Like all slot/box canyons, this canyon is susceptible to flash flooding. Be aware of upstream weather conditions before visiting the area.
The hike begins in the Turkey Creek wash heading south (upstream). At about 1/3 mile the wash forks. Stay to the right. About 1/2 mile in the wash starts to box up. Not a very deep slot at this point, but narrow (less than 10 feet wide).
Keep an eye out to your left. At about 2/3 mile, the first slot on the left comes into view. This side slot is about 1/3 mile long. It is narrow at times (shoulderwidth). The bottom is sandy and flat. There are a few up climbs over boulders that are fairly easy to navigate. Some of the boulder obstacles can be passed by go under or over. The slot opens up for awhile then closes back up again. It finally opens up for the last time, and becomes less interesting. This is a good place to turn around.
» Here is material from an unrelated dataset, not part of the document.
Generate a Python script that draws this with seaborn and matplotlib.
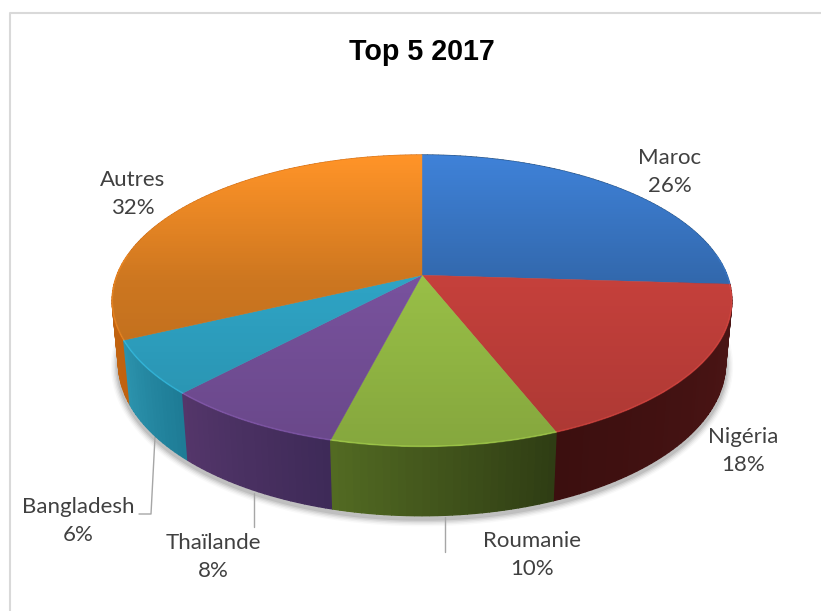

The next side canyon is only 1/3 mile upstream from the mouth of the first slot. This canyon doesn't slot up quite as much until you make your way deeper into it. It finally slots up as you approach a massive alcove with a huge roof. Would seem like a great place to stay out of the rain, except that you are in a slot canyon subject to flash flooding. Higher ground would be suggested in inclement weather. The canyon opens up and becomes less interesting after the alcove. There may be more goodies to discover further upstream, but this is as far as I went on this trip. Turn around and head back to the main drainage.
Continue upstream down Turkey Creek for another 1/2 mile of narrows. The wash opens up beyond this point and soon looks like a typical dry desert wash. This is a good place to turn around.
On your way back, be on the look out for a couple of side canyons that look more like slides or chutes dropping into the main drainage. We explored one of these. The rock is nice and grippy for climbing, but there is some exposure, so be careful.
Assuming you hit both side canyons mentioned above, but skipped the chutes or any other side ventures, you will have hiked about 4 miles to your return location. The hike is easy, but be sure to set aside plenty of time for exploring. This is an interesting area. Don't rush.
Options exist all along Turkey Creek. Again, be aware of weather conditions upstream if you plan on camping near the creek bed. Northward travel (downstream) appears to lead to denser vegetation (sycamore, cottonwood, etc). May be more appealing camp spots downstream. BLM land exists further downstream towards Oak Grove Canyon.
According to azaccessmap.com, this area appears to be on State Trust Land which would mean a use permit is required.